+++ DATA EXCERPT

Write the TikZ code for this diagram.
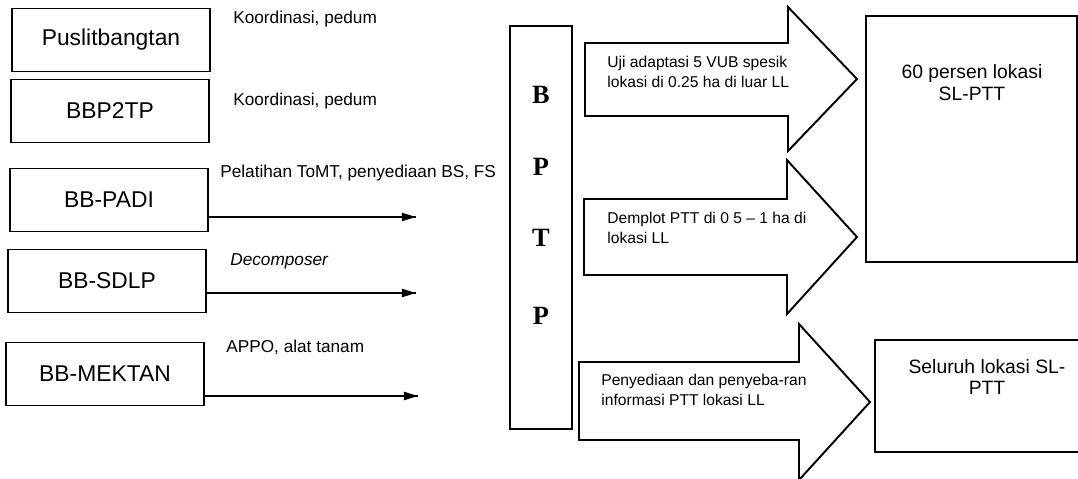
\documentclass[tikz,border=0pt]{standalone}
\usepackage{fontspec}
\setmainfont{Liberation Sans}
\newfontfamily\bptpfont{Liberation Serif}
\tikzset{tip/.style = {decoration={markings, mark=at position 1 with {\arrow{Triangle[length=8pt, width=4.6pt]}}}, postaction={decorate}}}
\tikzset{unit/.style = {draw, line width = 1.1pt, minimum width = 3.96cm, minimum height = 1.26cm, font = \fontsize{13}{15}\selectfont}}
\tikzset{lbl/.style = {anchor = west, inner sep = 0, font = \fontsize{9.8}{12}\selectfont}}
\tikzset{letter/.style = {inner sep = 0, font = \bptpfont\bfseries\fontsize{15}{18}\selectfont}}
\tikzset{flow/.style = {draw, line width = 1.1pt, fill = white, line join = miter}}
\tikzset{flowtxt/.style = {anchor = west, align = left, inner sep = 0, font = \fontsize{8.9}{11.5}\selectfont}}
\tikzset{goal/.style = {draw, line width = 1.1pt}}
\tikzset{goaltxt/.style = {align = center, inner sep = 0, font = \fontsize{11}{12.5}\selectfont}}
\usetikzlibrary{arrows.meta,
                 decorations.markings}

\begin{document}
\begin{tikzpicture}[x = 0.02cm, y = -0.02cm]
    \useasboundingbox (0,0) rectangle (1078,478);
    \clip (0,0) rectangle (1078,478);
    % left side
    \node [unit] (puslit) at (111,40) {Puslitbangtan};
    \node [unit] (bbp2tp) at (110,111) {BBP2TP};
    \node [unit] (padi) at (109,200) {BB-PADI};
    \node [unit] (sdlp) at (107,281) {BB-SDLP};
    \node [unit] (mektan) at (105,374) {BB-MEKTAN};
    \node [lbl] (koord1) at (233,19) {Koordinasi, pedum};
    \node [lbl] (koord2) at (233,101) {Koordinasi, pedum};
    \node [lbl] (latih) at (220,173) {Pelatihan ToMT, penyediaan BS, FS};
    \node [lbl] (decomp) at (230,261) {\itshape Decomposer};
    \node [lbl] (appo) at (226,347) {APPO, alat tanam};
    \coordinate (padiend) at (416,217);
    \coordinate (sdlpend) at (416,293);
    \coordinate (mektanend) at (418,396);
    \draw [line width = 1.1pt, tip] (padiend -| padi.east) -- (padiend);
    \draw [line width = 1.1pt, tip] (sdlpend -| sdlp.east) -- (sdlpend);
    \draw [line width = 1.1pt, tip] (mektanend -| mektan.east) -- (mektanend);
    % BPTP
    \node [draw, line width = 1.1pt, minimum width = 1.24cm, minimum height = 8.06cm] (bptp) at (541,227.5) {};
    \node [letter] (lb) at (541,95) {B};
    \node [letter] (lp1) at (541,167) {P};
    \node [letter] (lt) at (541,238) {T};
    \node [letter] (lp2) at (541,316) {P};
    % big arrows
    \draw [flow] (585,43) -- (788,43) -- (788,7) -- (857,79) -- (788,151) -- (788,116) -- (585,116) -- cycle;
    \draw [flow] (584,199) -- (787,199) -- (787,160) -- (857,237) -- (787,314) -- (787,275) -- (584,275) -- cycle;
    \draw [flow] (579,362) -- (799,362) -- (799,324) -- (870,402) -- (799,480) -- (799,440) -- (579,440) -- cycle;
    \node [flowtxt] (uji) at (607,72) {Uji adaptasi 5 VUB spesik\\lokasi di 0.25 ha di luar LL};
    \node [flowtxt] (demplot) at (607,228) {Demplot PTT di 0 5 -- 1 ha di\\lokasi LL};
    \node [flowtxt] (sebar) at (601,390) {Penyediaan dan penyeba-ran\\informasi PTT lokasi LL};
    % right side
    \node [goal, minimum width = 4.22cm, minimum height = 4.92cm] (persen) at (971.5,139) {};
    \node [goal, minimum width = 4.3cm, minimum height = 2.24cm] (seluruh) at (982,396) {};
    \node [goaltxt] (persentxt) at (972,83) {60 persen lokasi\\SL-PTT};
    \node [goaltxt] (seluruhtxt) at (987,377) {Seluruh lokasi SL-\\PTT};
\end{tikzpicture}
\end{document}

++++++

- [GOAL OF THE EXERCISE]: Transcribe the whole listing, character for character, but not its images.

- [FINAL RESULT]:
Write the TikZ code for this diagram.
\documentclass[tikz,border=0pt]{standalone}
\usepackage{fontspec}
\setmainfont{Liberation Sans}
\newfontfamily\bptpfont{Liberation Serif}
\tikzset{tip/.style = {decoration={markings, mark=at position 1 with {\arrow{Triangle[length=8pt, width=4.6pt]}}}, postaction={decorate}}}
\tikzset{unit/.style = {draw, line width = 1.1pt, minimum width = 3.96cm, minimum height = 1.26cm, font = \fontsize{13}{15}\selectfont}}
\tikzset{lbl/.style = {anchor = west, inner sep = 0, font = \fontsize{9.8}{12}\selectfont}}
\tikzset{letter/.style = {inner sep = 0, font = \bptpfont\bfseries\fontsize{15}{18}\selectfont}}
\tikzset{flow/.style = {draw, line width = 1.1pt, fill = white, line join = miter}}
\tikzset{flowtxt/.style = {anchor = west, align = left, inner sep = 0, font = \fontsize{8.9}{11.5}\selectfont}}
\tikzset{goal/.style = {draw, line width = 1.1pt}}
\tikzset{goaltxt/.style = {align = center, inner sep = 0, font = \fontsize{11}{12.5}\selectfont}}
\usetikzlibrary{arrows.meta,
                 decorations.markings}

\begin{document}
\begin{tikzpicture}[x = 0.02cm, y = -0.02cm]
    \useasboundingbox (0,0) rectangle (1078,478);
    \clip (0,0) rectangle (1078,478);
    % left side
    \node [unit] (puslit) at (111,40) {Puslitbangtan};
    \node [unit] (bbp2tp) at (110,111) {BBP2TP};
    \node [unit] (padi) at (109,200) {BB-PADI};
    \node [unit] (sdlp) at (107,281) {BB-SDLP};
    \node [unit] (mektan) at (105,374) {BB-MEKTAN};
    \node [lbl] (koord1) at (233,19) {Koordinasi, pedum};
    \node [lbl] (koord2) at (233,101) {Koordinasi, pedum};
    \node [lbl] (latih) at (220,173) {Pelatihan ToMT, penyediaan BS, FS};
    \node [lbl] (decomp) at (230,261) {\itshape Decomposer};
    \node [lbl] (appo) at (226,347) {APPO, alat tanam};
    \coordinate (padiend) at (416,217);
    \coordinate (sdlpend) at (416,293);
    \coordinate (mektanend) at (418,396);
    \draw [line width = 1.1pt, tip] (padiend -| padi.east) -- (padiend);
    \draw [line width = 1.1pt, tip] (sdlpend -| sdlp.east) -- (sdlpend);
    \draw [line width = 1.1pt, tip] (mektanend -| mektan.east) -- (mektanend);
    % BPTP
    \node [draw, line width = 1.1pt, minimum width = 1.24cm, minimum height = 8.06cm] (bptp) at (541,227.5) {};
    \node [letter] (lb) at (541,95) {B};
    \node [letter] (lp1) at (541,167) {P};
    \node [letter] (lt) at (541,238) {T};
    \node [letter] (lp2) at (541,316) {P};
    % big arrows
    \draw [flow] (585,43) -- (788,43) -- (788,7) -- (857,79) -- (788,151) -- (788,116) -- (585,116) -- cycle;
    \draw [flow] (584,199) -- (787,199) -- (787,160) -- (857,237) -- (787,314) -- (787,275) -- (584,275) -- cycle;
    \draw [flow] (579,362) -- (799,362) -- (799,324) -- (870,402) -- (799,480) -- (799,440) -- (579,440) -- cycle;
    \node [flowtxt] (uji) at (607,72) {Uji adaptasi 5 VUB spesik\\lokasi di 0.25 ha di luar LL};
    \node [flowtxt] (demplot) at (607,228) {Demplot PTT di 0 5 -- 1 ha di\\lokasi LL};
    \node [flowtxt] (sebar) at (601,390) {Penyediaan dan penyeba-ran\\informasi PTT lokasi LL};
    % right side
    \node [goal, minimum width = 4.22cm, minimum height = 4.92cm] (persen) at (971.5,139) {};
    \node [goal, minimum width = 4.3cm, minimum height = 2.24cm] (seluruh) at (982,396) {};
    \node [goaltxt] (persentxt) at (972,83) {60 persen lokasi\\SL-PTT};
    \node [goaltxt] (seluruhtxt) at (987,377) {Seluruh lokasi SL-\\PTT};
\end{tikzpicture}
\end{document}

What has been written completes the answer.